Exercise material:
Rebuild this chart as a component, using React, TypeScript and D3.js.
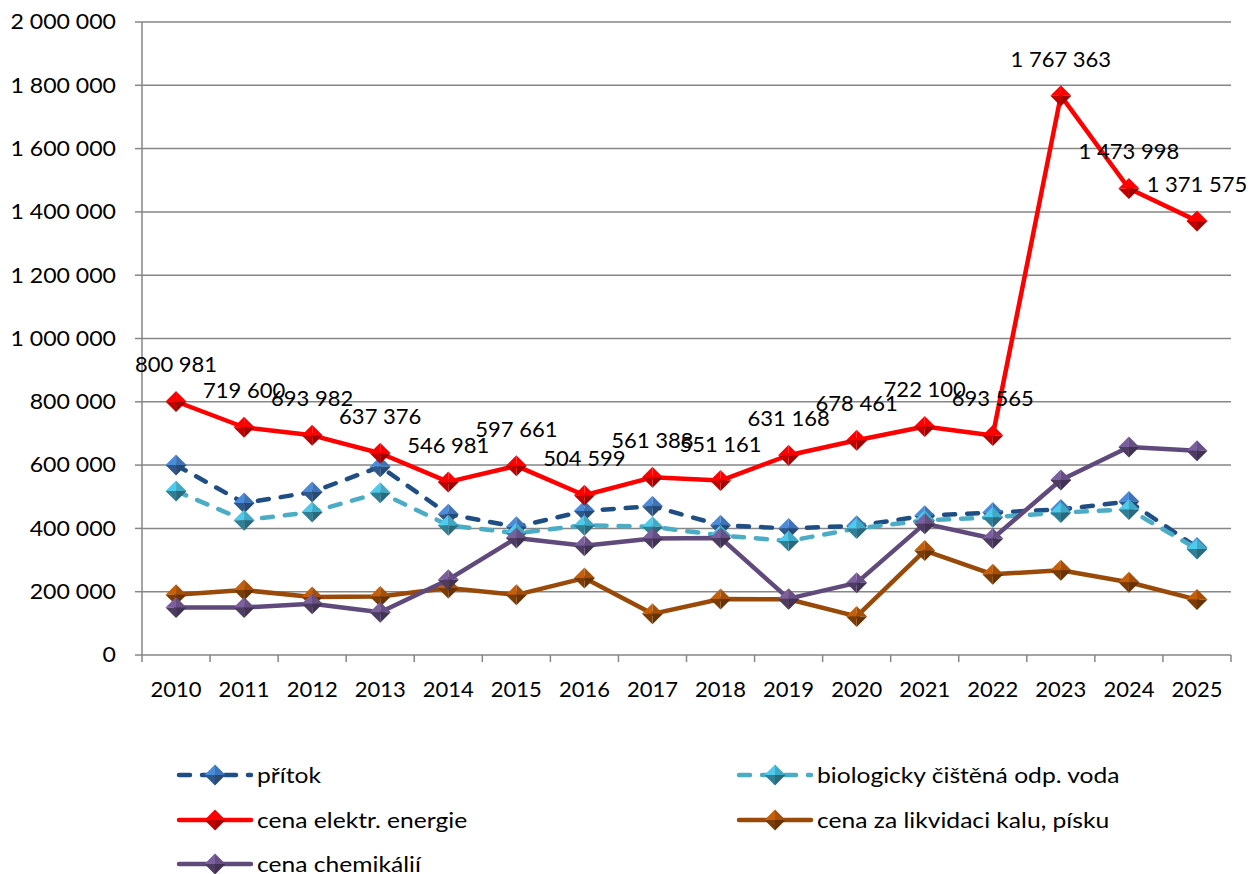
import React from "react";
import * as d3 from "d3";

const years = ["2010","2011","2012","2013","2014","2015","2016","2017","2018","2019","2020","2021","2022","2023","2024","2025"];
const pritok = [600000,480000,515000,595000,445000,405000,455000,470000,410000,400000,408000,440000,450000,460000,485000,340000];
const biologicky = [518000,426000,452000,513000,410000,385000,410000,405000,378000,360000,400000,425000,435000,450000,460000,335000];
const elektr = [800981,719600,693982,637376,546981,597661,504599,561388,551161,631168,678461,722100,693565,1767363,1473998,1371575];
const likvidace = [190000,205000,183000,185000,212000,190000,243000,130000,177000,176000,122000,330000,255000,268000,230000,175000];
const chemikalie = [150000,150000,162000,135000,238000,370000,345000,368000,370000,178000,228000,415000,368000,553000,657000,645000];
const yTicks = [0,200000,400000,600000,800000,1000000,1200000,1400000,1600000,1800000,2000000];

type Series = { name: string; values: number[]; color: string; marker: string; dashed: boolean; labels?: boolean };
const series: Series[] = [
  { name: "přítok", values: pritok, color: "#1F4E85", marker: "#3A6CAA", dashed: true },
  { name: "biologicky čištěná odp. voda", values: biologicky, color: "#4BACC6", marker: "#3C9DB8", dashed: true },
  { name: "cena elektr. energie", values: elektr, color: "#FF0000", marker: "#F00000", dashed: false, labels: true },
  { name: "cena za likvidaci kalu, písku", values: likvidace, color: "#9A4A08", marker: "#9A4A08", dashed: false },
  { name: "cena chemikálií", values: chemikalie, color: "#604A7B", marker: "#604A7B", dashed: false },
];

const FONT = "Lato, 'Open Sans', sans-serif";
const fmt = (v: number) => d3.format(",")(v).replace(/,/g, " ");

function Diamond({ cx, cy, r, color }: { cx: number; cy: number; r: number; color: string }) {
  const c = d3.color(color)!;
  const light = c.brighter(0.7).formatHex();
  const mid = c.brighter(0.2).formatHex();
  const dark = c.darker(0.6).formatHex();
  const darker = c.darker(1.1).formatHex();
  const T = [cx, cy - r], R = [cx + r, cy], B = [cx, cy + r], L = [cx - r, cy], C = [cx, cy];
  const tri = (a: number[], b: number[], d: number[]) => `M${a[0]},${a[1]}L${b[0]},${b[1]}L${d[0]},${d[1]}Z`;
  return (
    <g>
      <path d={tri(T, C, L)} fill={light} />
      <path d={tri(T, R, C)} fill={mid} />
      <path d={tri(C, R, B)} fill={darker} />
      <path d={tri(L, C, B)} fill={dark} />
    </g>
  );
}

export default function App() {
  const W = 1252, H = 874;
  const x0 = 142, x1 = 1231, yTop = 22, yBot = 655;
  const x = d3.scaleBand<string>().domain(years).range([x0, x1]);
  const y = d3.scaleLinear().domain([0, 2000000]).range([yBot, yTop]);
  const cx = (i: number) => (x(years[i]) as number) + x.bandwidth() / 2;
  const line = d3.line<number>().x((_, i) => cx(i)).y(d => y(d));
  const grid = "#868686";

  const legendItems = [
    { s: series[0], lx: 179, ly: 775 },
    { s: series[1], lx: 739, ly: 775 },
    { s: series[2], lx: 179, ly: 820 },
    { s: series[3], lx: 739, ly: 820 },
    { s: series[4], lx: 179, ly: 864 },
  ];

  return (
    <svg width={W} height={H} style={{ position: "absolute", left: 0, top: 0, background: "#fff" }} fontFamily={FONT}>
      {yTicks.map(t => (
        <g key={t}>
          {t > 0 && <line x1={x0} x2={x1} y1={y(t)} y2={y(t)} stroke={grid} strokeWidth={1.5} />}
          <line x1={x0 - 7} x2={x0} y1={y(t)} y2={y(t)} stroke={grid} strokeWidth={1.5} />
          <text transform={`translate(116,${y(t)}) scale(1.1,1)`} dy="0.35em" textAnchor="end" fontSize={21} fill="#000">{fmt(t)}</text>
        </g>
      ))}
      <line x1={x0} x2={x0} y1={yTop} y2={yBot} stroke={grid} strokeWidth={1.5} />
      <line x1={x0} x2={x1} y1={yBot} y2={yBot} stroke={grid} strokeWidth={1.5} />
      {years.map(yr => (
        <line key={"t" + yr} x1={x(yr)!} x2={x(yr)!} y1={yBot} y2={yBot + 7} stroke={grid} strokeWidth={1.5} />
      ))}
      <line x1={x1} x2={x1} y1={yBot} y2={yBot + 7} stroke={grid} strokeWidth={1.5} />
      {years.map((yr, i) => (
        <text key={yr} x={cx(i)} y={697} textAnchor="middle" fontSize={22} fill="#000">{yr}</text>
      ))}

      {series.map(s => (
        <g key={s.name}>
          <path d={line(s.values)!} fill="none" stroke={s.color} strokeWidth={4.5}
            strokeDasharray={s.dashed ? "11,12" : undefined} strokeLinecap="round" strokeLinejoin="round" />
          {s.values.map((v, i) => <Diamond key={i} cx={cx(i)} cy={y(v)} r={10.5} color={s.marker} />)}
        </g>
      ))}

      {series.filter(s => s.labels).map(s => s.values.map((v, i) => (
        <text key={s.name + i} x={cx(i)} y={y(v) - 29} textAnchor="middle" fontSize={22} fill="#000">{fmt(v)}</text>
      )))}

      {legendItems.map(({ s, lx, ly }) => (
        <g key={"l" + s.name}>
          <line x1={lx} x2={lx + 72} y1={ly} y2={ly} stroke={s.color} strokeWidth={4.5}
            strokeDasharray={s.dashed ? "11,12" : undefined} strokeLinecap="round" />
          <Diamond cx={lx + 36} cy={ly} r={10.5} color={s.marker} />
          <text transform={`translate(${lx + 78},${ly}) scale(1.12,1)`} dy="0.35em" fontSize={22} fill="#000">{s.name}</text>
        </g>
      ))}
    </svg>
  );
}
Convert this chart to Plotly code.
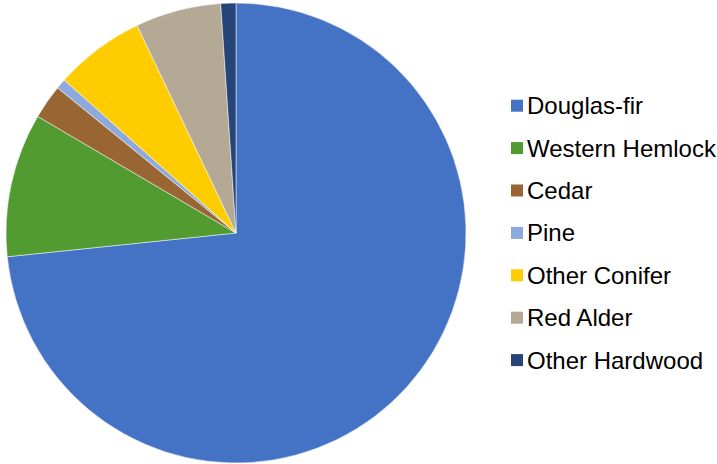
import plotly.graph_objects as go

labels = ["Douglas-fir", "Western Hemlock", "Cedar", "Pine", "Other Conifer", "Red Alder", "Other Hardwood"]
values = [73.36, 10.11, 2.41, 0.71, 6.34, 6.02, 1.06]
colors = ["#4472C4", "#519B31", "#996633", "#8EA9DB", "#FFCC00", "#B3A994", "#264478"]

W, H = 717, 464
cx, cy, r = 236, 233, 230

fig = go.Figure(go.Pie(
    labels=labels, values=values, sort=False, direction="clockwise", rotation=0,
    marker=dict(colors=colors, line=dict(color="white", width=0.5)),
    textinfo="none", hoverinfo="label+percent", showlegend=False,
    domain=dict(x=[(cx - r) / W, (cx + r) / W], y=[(H - cy - r) / H, (H - cy + r) / H]),
))

# legend drawn manually to match spacing
y0, dy = 105.7, 42.4
shapes, annotations = [], []
for i, (lab, col) in enumerate(zip(labels, colors)):
    yc = y0 + i * dy
    shapes.append(dict(type="rect", xref="paper", yref="paper",
                       x0=511 / W, x1=523 / W, y0=(H - yc - 6) / H, y1=(H - yc + 6) / H,
                       fillcolor=col, line=dict(width=0)))
    annotations.append(dict(text=lab, xref="paper", yref="paper", x=525 / W, y=(H - yc) / H,
                            xanchor="left", yanchor="middle", showarrow=False,
                            font=dict(family="Liberation Sans", size=24, color="#000000")))

fig.update_layout(width=W, height=H, margin=dict(l=0, r=0, t=0, b=0),
                  paper_bgcolor="white", plot_bgcolor="white",
                  shapes=shapes, annotations=annotations)
fig.write_html("out.html")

Problem requirements: Reproduce the data above exactly, but only from the line containing "Convert this chart to Plotly code." through the line containing "import plotly.graph_objects as go"; skip the pictures.

The answer:
Convert this chart to Plotly code.
import plotly.graph_objects as go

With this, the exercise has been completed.